Comparing Student Loan Discounts
Project on Student Debt

The best way to compare prices on a student loan is to match up the interest rates with all other factors held equal. But when lenders offer different types of discounts at different points in the repayment process, comparisons aren’t easy.

How do you compare a fee reduction with a lower interest rate? What about an interest rate reduction that doesn’t kick in until the fifth year of the loan?

The table below shows how to compare some typical types of discounts offered by companies that provide federal student loans. The most common federal student loans (Stafford loans) have a fixed 6.8% interest rate before any discount.

Discount Offered
Equivalent Value

1% reduction of interest rate at start of loan

1.00%

1% lower interest rate at start of repayment (after 4 years of interest accrues without discount while student is in school)

0.78%

1% lower interest rate after 48 payments (see warning)

0.33%

1% reduction in fees charged to the borrower

0.23%

1% reduction of principal after 48 payments (see warning)

0.12%

All assume a standard 10-year repayment period (120 payments) and a fixed interest rate of 6.80% (before any discount).

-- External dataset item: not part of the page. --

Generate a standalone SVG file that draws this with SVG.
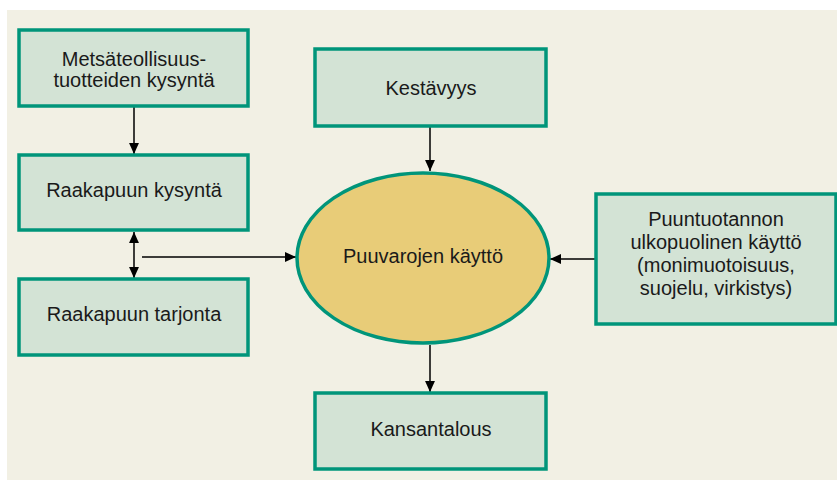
<svg xmlns="http://www.w3.org/2000/svg" width="837" height="480" viewBox="0 0 837 480">
<defs>
<marker id="ah" viewBox="0 0 10 10" refX="10" refY="5" markerWidth="11" markerHeight="11" markerUnits="userSpaceOnUse" orient="auto-start-reverse">
<path d="M0,0.5 L10,5 L0,9.5 z" fill="#000"/>
</marker>
<style>
.box{fill:#d3e3d5;stroke:#00957a;stroke-width:3.5}
.ell{fill:#e8cc78;stroke:#00957a;stroke-width:3.5}
.t{font-family:"Liberation Sans",Arial,sans-serif;font-size:20px;fill:#1a1a1a;text-anchor:middle}
.c{stroke:#000;stroke-width:1.5;fill:none}
</style>
</defs>
<rect x="7" y="10" width="830" height="470" fill="#f2f0e4"/>
<g id="connectors">
<line class="c" x1="134" y1="107" x2="134" y2="154" marker-end="url(#ah)"/>
<line class="c" x1="134" y1="232" x2="134" y2="278" marker-start="url(#ah)" marker-end="url(#ah)"/>
<line class="c" x1="142" y1="257" x2="296" y2="257" marker-end="url(#ah)"/>
<line class="c" x1="430" y1="127" x2="430" y2="171" marker-end="url(#ah)"/>
<line class="c" x1="595" y1="259" x2="550" y2="259" marker-end="url(#ah)"/>
<line class="c" x1="430" y1="345" x2="430" y2="392" marker-end="url(#ah)"/>
</g>
<g id="n-metsateollisuus">
<rect class="box" x="19" y="30" width="229" height="76"/>
<text class="t" x="134" y="66">Metsäteollisuus-</text>
<text class="t" x="134" y="87">tuotteiden kysyntä</text>
</g>
<g id="n-kysynta">
<rect class="box" x="19" y="155" width="229" height="75"/>
<text class="t" x="134" y="197">Raakapuun kysyntä</text>
</g>
<g id="n-tarjonta">
<rect class="box" x="19" y="279" width="229" height="76"/>
<text class="t" x="134" y="321">Raakapuun tarjonta</text>
</g>
<g id="n-kestavyys">
<rect class="box" x="315" y="49" width="231" height="77"/>
<text class="t" x="431" y="95">Kestävyys</text>
</g>
<g id="n-puuvarojen">
<ellipse class="ell" cx="423" cy="258" rx="126" ry="85"/>
<text class="t" x="423" y="263">Puuvarojen käyttö</text>
</g>
<g id="n-ulkopuolinen">
<rect class="box" x="596" y="194" width="240" height="130"/>
<text class="t" x="716" y="226">Puuntuotannon</text>
<text class="t" x="716" y="249">ulkopuolinen käyttö</text>
<text class="t" x="716" y="272">(monimuotoisuus,</text>
<text class="t" x="716" y="295">suojelu, virkistys)</text>
</g>
<g id="n-kansantalous">
<rect class="box" x="315" y="393" width="231" height="76"/>
<text class="t" x="431" y="436">Kansantalous</text>
</g>
</svg>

Equivalent values are interest rate reductions.

The table shows that a four-percent reduction in fees is roughly worth a one-percent reduction in the overall interest rate. A reduced interest rate that takes effect after the first four years of a ten-year repayment term is one-third as valuable as a lower interest rate for the entire term of the loan. Reductions in principal that occur after four years are even less valuable: a lender would have to offer an eight-percent reduction for it to be worth a one-percent reduction in the overall interest rate on a loan.

Warning about “on-time payment” discounts: Only a minority of borrowers actually qualify for lender discounts that take effect after a particular number of “on-time payments.” Generally, these offers require borrowers to stick to the original payment schedule without even one late or adjusted payment, a feat few achieve. And even when borrowers manage to get the discount, they can lose it if they ever miss or change a payment later on. Also, these discounts are usually not included in the promissory note, (the contract between the borrower and lender), which means that the discount rules can change or disappear at any time.